WHAT TO DO:
List all lines of the data that include the string "matplotlib".
═══ DATA SHOWN
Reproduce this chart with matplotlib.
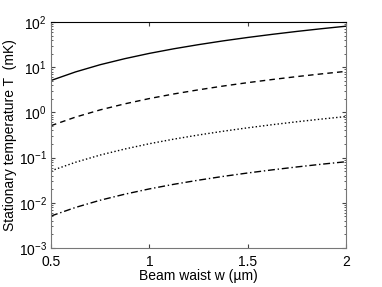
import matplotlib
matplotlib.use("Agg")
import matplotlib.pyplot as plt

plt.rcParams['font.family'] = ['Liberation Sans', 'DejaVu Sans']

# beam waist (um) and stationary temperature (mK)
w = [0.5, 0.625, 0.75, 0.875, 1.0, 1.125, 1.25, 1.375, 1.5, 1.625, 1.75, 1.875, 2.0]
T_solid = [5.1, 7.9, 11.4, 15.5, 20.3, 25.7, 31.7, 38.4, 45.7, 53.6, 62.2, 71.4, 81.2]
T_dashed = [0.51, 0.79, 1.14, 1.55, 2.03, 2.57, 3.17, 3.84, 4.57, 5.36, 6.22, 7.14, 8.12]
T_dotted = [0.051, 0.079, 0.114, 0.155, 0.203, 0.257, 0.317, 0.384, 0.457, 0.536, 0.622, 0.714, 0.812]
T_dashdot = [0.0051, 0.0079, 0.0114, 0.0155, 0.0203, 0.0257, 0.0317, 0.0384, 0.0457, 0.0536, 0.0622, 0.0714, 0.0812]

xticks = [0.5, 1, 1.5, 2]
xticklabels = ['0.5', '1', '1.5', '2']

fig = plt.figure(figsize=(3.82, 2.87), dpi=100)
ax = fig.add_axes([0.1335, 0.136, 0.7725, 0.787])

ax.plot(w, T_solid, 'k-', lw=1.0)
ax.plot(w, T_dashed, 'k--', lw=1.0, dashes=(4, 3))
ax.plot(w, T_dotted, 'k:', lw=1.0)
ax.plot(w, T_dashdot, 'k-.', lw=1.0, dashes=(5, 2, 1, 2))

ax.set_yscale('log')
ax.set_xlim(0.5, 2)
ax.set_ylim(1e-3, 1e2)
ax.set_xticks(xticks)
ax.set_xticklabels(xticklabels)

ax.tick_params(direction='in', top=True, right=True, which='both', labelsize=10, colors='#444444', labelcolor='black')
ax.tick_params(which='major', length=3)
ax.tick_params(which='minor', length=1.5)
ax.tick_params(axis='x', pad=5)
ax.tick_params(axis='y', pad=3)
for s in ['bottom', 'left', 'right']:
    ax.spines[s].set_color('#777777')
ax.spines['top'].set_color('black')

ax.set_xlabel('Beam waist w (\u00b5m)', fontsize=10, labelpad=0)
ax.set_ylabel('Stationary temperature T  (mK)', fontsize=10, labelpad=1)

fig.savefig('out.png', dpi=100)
══════
FINISHED TASK:
Reproduce this chart with matplotlib.
import matplotlib
matplotlib.use("Agg")
import matplotlib.pyplot as plt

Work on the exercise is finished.